Model Bias

Systematic prejudice in AI output: the model keeps making the same type of mistake because its training data was unbalanced.

Bias, AI bias, model bias

Definition

Model bias refers to systematic errors in an AI model's output caused by imbalances or blind spots in the training data.

What is it?

Model bias occurs when an AI model learns patterns from training data that is not representative of reality. The model absorbs the imbalances in that data and reflects them back in its output, consistently and in the same direction. That is what makes bias different from a random error: it is a systematic pattern.

Bias enters the data in many ways: historical data that mirrors human prejudice, too few examples of certain groups or situations, or data drawn from only one period or region. The model itself does not recognise this as a problem; it simply learns what the data contains.

Why it matters for SMEs

For SMEs, model bias becomes relevant when an AI tool supports or makes decisions that affect people. A model that systematically scores certain candidates lower, treats certain postcodes differently, or interprets certain customer queries in a skewed way produces outcomes that can be unfair or legally problematic.

  • Bias is hard to spot without targeted testing: the output of a biased model does not sound wrong, it only feels wrong when you look at results across a larger group.
  • Your own organisation's historical data can also carry bias: past decisions made by people are already baked in, and a model that learns from that history also learns from its mistakes.
  • The EU AI Act sets explicit requirements for monitoring and limiting bias in high-risk AI applications, such as systems that contribute to decisions about staff or credit.

Eliminating bias entirely is not realistic, but deliberately mapping and limiting it is a responsibility that comes with deploying AI.

How it works

Bias is built into a model during training and only shows up during use. Detecting and limiting it requires active effort after training.

  1. Analyse training data: identify which groups, situations, or periods are over- or under-represented.
  2. Assemble test sets: evaluate the model across diverse subgroups to see whether performance differs significantly.
  3. Interpret results: a model that performs substantially better for group A than for group B likely has bias in that direction.
  4. Adjust: add more representative data, change the training approach, or add post-processing that reweights the output.
  5. Keep monitoring: bias can appear in production in ways that were not visible in the test set.

Zero bias does not exist, but transparency about known limitations and active monitoring are the workable standard for responsible AI use.

Example in practice

Picture a staffing agency training a model on historical placement data to score candidates for vacancies. If that historical data shows that a certain age group was placed less often in the past, the model learns that pattern and scores future candidates from that group lower, even when their competencies are comparable. Without a targeted audit, that bias remains invisible in the day-to-day output.

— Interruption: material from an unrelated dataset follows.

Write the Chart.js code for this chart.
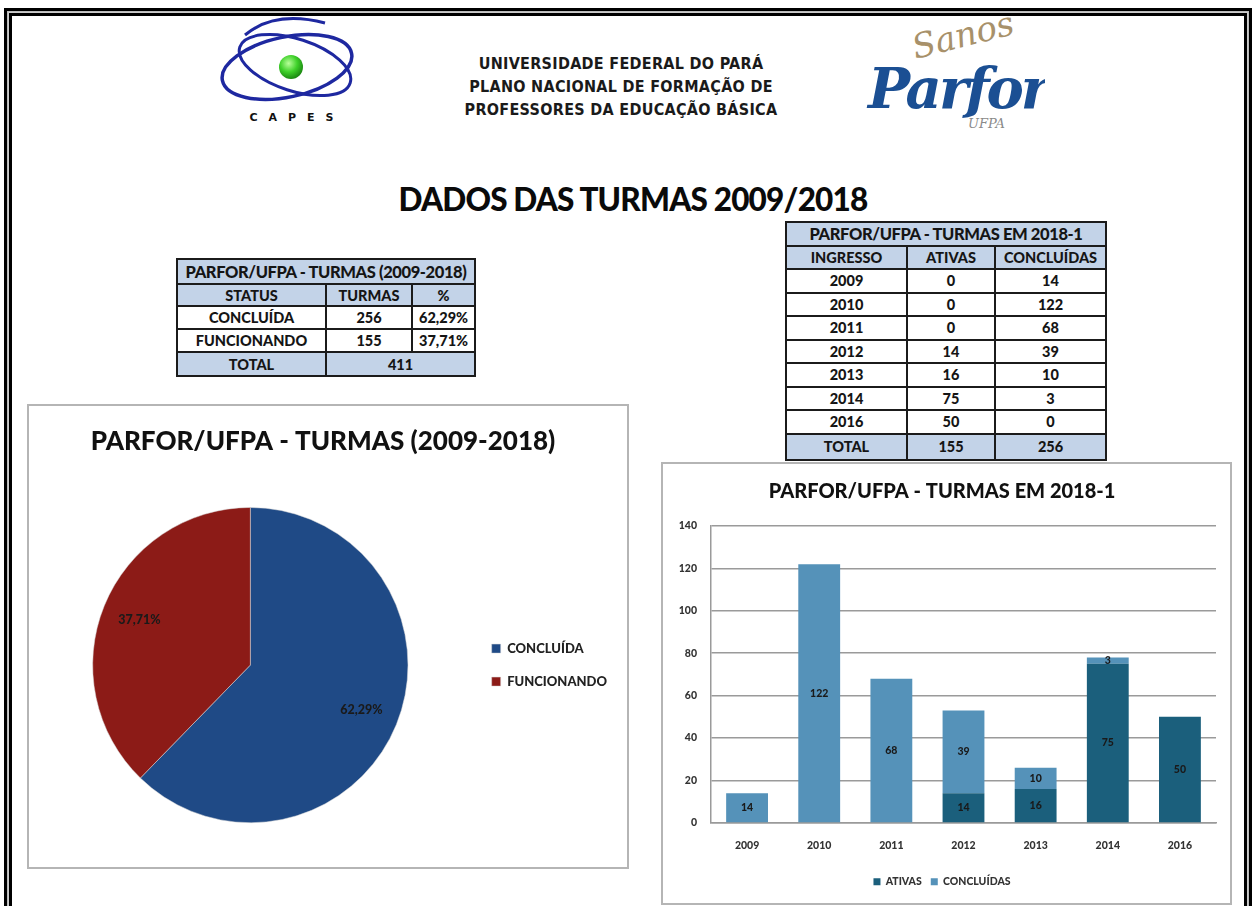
<!DOCTYPE html>
<html lang="pt">
<head>
  <meta charset="UTF-8">
  <title>Dados das Turmas 2009/2018</title>
  <script src="https://cdn.jsdelivr.net/npm/chart.js"></script>
  <style>
    body { margin: 0; width: 1254px; height: 906px; overflow: hidden; background: #fff; position: relative; font-family: Lato, "Open Sans", sans-serif; }
    .frame1 { position: absolute; left: 4px; top: 8px; width: 1242px; height: 1000px; border: 3px solid #000; box-shadow: inset 0 0 0 1px #bbb; }
    .frame2 { position: absolute; left: 9px; top: 13px; width: 1232px; height: 1000px; border: 3px solid #000; box-shadow: 0 0 0 1px #ccc; }
    .head { position: absolute; left: 410px; top: 52px; width: 422px; text-align: center; font-family: "DejaVu Sans Condensed", "DejaVu Sans", sans-serif; font-weight: bold; font-size: 16px; letter-spacing: 0.3px; line-height: 23px; color: #1a1a1a; }
    .maintitle { position: absolute; left: 300px; top: 180px; width: 666px; text-align: center; font-weight: 900; font-size: 31.5px; color: #0a0a0a; letter-spacing: -0.8px; }
    table { position: absolute; border-collapse: collapse; font-weight: 900; color: #151515; text-align: center; }
    td { border: 2px solid #1b1b1b; padding: 0; }
    .blue td { background: #c3d3e8; }
    .ttl td { font-size: 16.5px; letter-spacing: -0.4px; }
    #tabStatus { left: 176px; top: 258px; width: 300px; font-size: 14.5px; }
    #tabIngresso { left: 785px; top: 221px; width: 322px; font-size: 14.5px; }
    .box { position: absolute; border: 2px solid #b5b5b5; background: #fff; }
    #pieBox { left: 27px; top: 404px; width: 598px; height: 461px; }
    #barBox { left: 661px; top: 462px; width: 567px; height: 439px; }
  </style>
</head>
<body>
  <div class="frame1"></div>
  <div class="frame2"></div>

  <!-- logo CAPES -->
  <svg style="position:absolute;left:215px;top:15px" width="160" height="115">
    <defs>
      <radialGradient id="g" cx="40%" cy="35%" r="65%">
        <stop offset="0%" stop-color="#b8ff9a"/>
        <stop offset="55%" stop-color="#3fd12a"/>
        <stop offset="100%" stop-color="#1c8a12"/>
      </radialGradient>
    </defs>
    <ellipse cx="72" cy="52" rx="66" ry="30" transform="rotate(-12 72 52)" fill="none" stroke="#1e28a0" stroke-width="3.5"/>
    <ellipse cx="80" cy="50" rx="58" ry="26" transform="rotate(18 80 50)" fill="none" stroke="#1e28a0" stroke-width="3"/>
    <path d="M30 20 Q60 -5 110 8" fill="none" stroke="#1e28a0" stroke-width="3"/>
    <circle cx="76" cy="52" r="12" fill="url(#g)"/>
    <text x="82" y="106" text-anchor="middle" font-family="DejaVu Sans" font-weight="bold" font-size="11" letter-spacing="11" fill="#111">CAPES</text>
  </svg>

  <div class="head">UNIVERSIDADE FEDERAL DO PARÁ<br>PLANO NACIONAL DE FORMAÇÃO DE<br>PROFESSORES DA EDUCAÇÃO BÁSICA</div>

  <!-- logo Parfor -->
  <svg style="position:absolute;left:860px;top:10px" width="185" height="125">
    <text x="52" y="40" font-family="DejaVu Serif" font-style="italic" font-size="34" fill="#a8916a" transform="rotate(-14 90 30)">Sanos</text>
    <text x="8" y="98" font-family="DejaVu Serif" font-style="italic" font-weight="bold" font-size="56" fill="#1b4f93" letter-spacing="-3">Parfor</text>
    <text x="108" y="118" font-family="DejaVu Serif" font-style="italic" font-size="13" fill="#8a8a8a">UFPA</text>
  </svg>

  <div class="maintitle">DADOS DAS TURMAS 2009/2018</div>

  <table id="tabStatus"></table>
  <table id="tabIngresso"></table>

  <div class="box" id="pieBox"><canvas id="pieChart"></canvas></div>
  <div class="box" id="barBox"><canvas id="barChart"></canvas></div>

  <script>
    // tabela / pizza 2009-2018
    const statusLabels = ['CONCLUÍDA', 'FUNCIONANDO'];
    const statusTurmas = [256, 155];
    const statusPct = ['62,29%', '37,71%'];
    const statusTotal = 411;

    // tabela / barras 2018-1
    const anos = ['2009', '2010', '2011', '2012', '2013', '2014', '2016'];
    const ativas = [0, 0, 0, 14, 16, 75, 50];
    const concluidas = [14, 122, 68, 39, 10, 3, 0];
    const totalAtivas = 155;
    const totalConcluidas = 256;

    const font = 'Lato, "Open Sans", sans-serif';

    // monta as tabelas
    let html = '<tr class="blue ttl" style="height:25px"><td colspan="3">PARFOR/UFPA - TURMAS (2009-2018)</td></tr>';
    html += '<tr class="blue" style="height:22px"><td style="width:147px">STATUS</td><td style="width:84px">TURMAS</td><td>%</td></tr>';
    statusLabels.forEach((s, i) => {
      html += `<tr style="height:23px"><td>${s}</td><td>${statusTurmas[i]}</td><td>${statusPct[i]}</td></tr>`;
    });
    html += `<tr class="blue" style="height:24px"><td>TOTAL</td><td colspan="2">${statusTotal}</td></tr>`;
    document.getElementById('tabStatus').innerHTML = html;

    html = '<tr class="blue ttl" style="height:24px"><td colspan="3">PARFOR/UFPA - TURMAS EM 2018-1</td></tr>';
    html += '<tr class="blue" style="height:23px"><td style="width:119px">INGRESSO</td><td style="width:86px">ATIVAS</td><td>CONCLUÍDAS</td></tr>';
    anos.forEach((a, i) => {
      html += `<tr style="height:23.5px"><td>${a}</td><td>${ativas[i]}</td><td>${concluidas[i]}</td></tr>`;
    });
    html += `<tr class="blue" style="height:26px"><td>TOTAL</td><td>${totalAtivas}</td><td>${totalConcluidas}</td></tr>`;
    document.getElementById('tabIngresso').innerHTML = html;

    // rotulos dentro das fatias
    const pieLabels = {
      id: 'pieLabels',
      afterDatasetsDraw(chart) {
        const ctx = chart.ctx;
        ctx.save();
        ctx.font = '900 12.5px ' + font;
        ctx.fillStyle = '#1a1a1a';
        ctx.textAlign = 'center';
        ctx.textBaseline = 'middle';
        chart.getDatasetMeta(0).data.forEach((arc, i) => {
          const mid = (arc.startAngle + arc.endAngle) / 2;
          const r = arc.outerRadius * 0.76;
          ctx.fillText(statusPct[i], arc.x + Math.cos(mid) * r, arc.y + Math.sin(mid) * r);
        });
        ctx.restore();
      }
    };

    new Chart(document.getElementById('pieChart'), {
      type: 'pie',
      data: {
        labels: statusLabels,
        datasets: [{
          data: statusTurmas,
          backgroundColor: ['#1f4a86', '#8c1b17'],
          borderColor: '#d8d8d8',
          borderWidth: 0.5
        }]
      },
      options: {
        responsive: true,
        maintainAspectRatio: false,
        animation: false,
        layout: { padding: { left: 0, right: 10, bottom: 44 } },
        plugins: {
          title: {
            display: true,
            text: 'PARFOR/UFPA - TURMAS (2009-2018)',
            color: '#111',
            font: { family: font, size: 26, weight: '900' },
            padding: { top: 20, bottom: 50 }
          },
          legend: {
            position: 'right',
            fullSize: false,
            labels: {
              boxWidth: 9, boxHeight: 9, padding: 20, color: '#222',
              font: { family: font, size: 13, weight: '900' }
            }
          },
          tooltip: { enabled: false }
        }
      },
      plugins: [pieLabels]
    });

    // rotulos dentro das barras
    const barLabels = {
      id: 'barLabels',
      afterDatasetsDraw(chart) {
        const ctx = chart.ctx;
        ctx.save();
        ctx.font = '900 10.5px ' + font;
        ctx.fillStyle = '#1a1a1a';
        ctx.textAlign = 'center';
        ctx.textBaseline = 'middle';
        chart.data.datasets.forEach((ds, d) => {
          chart.getDatasetMeta(d).data.forEach((bar, i) => {
            if (!ds.data[i]) return;
            ctx.fillText(ds.data[i], bar.x, (bar.y + bar.base) / 2);
          });
        });
        ctx.restore();
      }
    };

    new Chart(document.getElementById('barChart'), {
      type: 'bar',
      data: {
        labels: anos,
        datasets: [
          { label: 'ATIVAS', data: ativas, backgroundColor: '#1b5f7c' },
          { label: 'CONCLUÍDAS', data: concluidas, backgroundColor: '#5592b9' }
        ]
      },
      options: {
        responsive: true,
        maintainAspectRatio: false,
        animation: false,
        datasets: { bar: { categoryPercentage: 1, barPercentage: 0.58 } },
        layout: { padding: { left: 5, right: 14, bottom: 6 } },
        scales: {
          x: {
            stacked: true,
            grid: { display: false, drawTicks: false },
            border: { color: '#9a9a9a', width: 1.5 },
            ticks: { color: '#333', padding: 16, font: { family: font, size: 10.5, weight: '900' } }
          },
          y: {
            stacked: true,
            min: 0, max: 140,
            afterFit(scale) { scale.width = 43; },
            grid: { color: '#9a9a9a', lineWidth: 1.5, drawTicks: false },
            border: { color: '#9a9a9a', width: 1.5 },
            ticks: { stepSize: 20, color: '#333', padding: 14, font: { family: font, size: 10.5, weight: '900' } }
          }
        },
        plugins: {
          title: {
            display: true,
            text: 'PARFOR/UFPA - TURMAS EM 2018-1',
            color: '#111',
            font: { family: font, size: 20, weight: '900' },
            padding: { top: 16, bottom: 22 }
          },
          legend: {
            position: 'bottom',
            labels: {
              boxWidth: 7, boxHeight: 7, padding: 9, color: '#333',
              font: { family: font, size: 10.5, weight: '900' }
            }
          },
          tooltip: { enabled: false }
        }
      },
      plugins: [barLabels]
    });
  </script>
</body>
</html>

Comparison and misconceptions

Model bias is a systematic error that stems from training data. Hallucination is a different error in which the model generates convincingly incorrect information, regardless of the data. Bias steers output consistently in one direction; hallucination produces uncertain or fabricated facts. Both require controls, but through different methods.

Frequently asked questions

What is model bias?
Model bias is a systematic deviation in an AI model's output that stems from imbalances in the training data or the training process. When certain groups, situations, or perspectives are over- or under-represented in the data, the model can reproduce that skewed distribution in its output.
Why is model bias relevant for SMEs?
When you use AI in decisions about people, such as in HR, customer selection, or credit assessment, bias can lead to unintended discrimination and legal risks. The GDPR and the EU AI Act set requirements around fairness and explainability. Even in generative use, bias can color output in ways that damage your brand or customer relationship.
How do you recognize and reduce model bias?
Test output systematically across different user groups and scenarios. Check whether the model consistently responds differently to comparable input with different demographic characteristics. Choose models from providers who are transparent about their training procedures and bias evaluations. Add human oversight for decisions that directly affect people.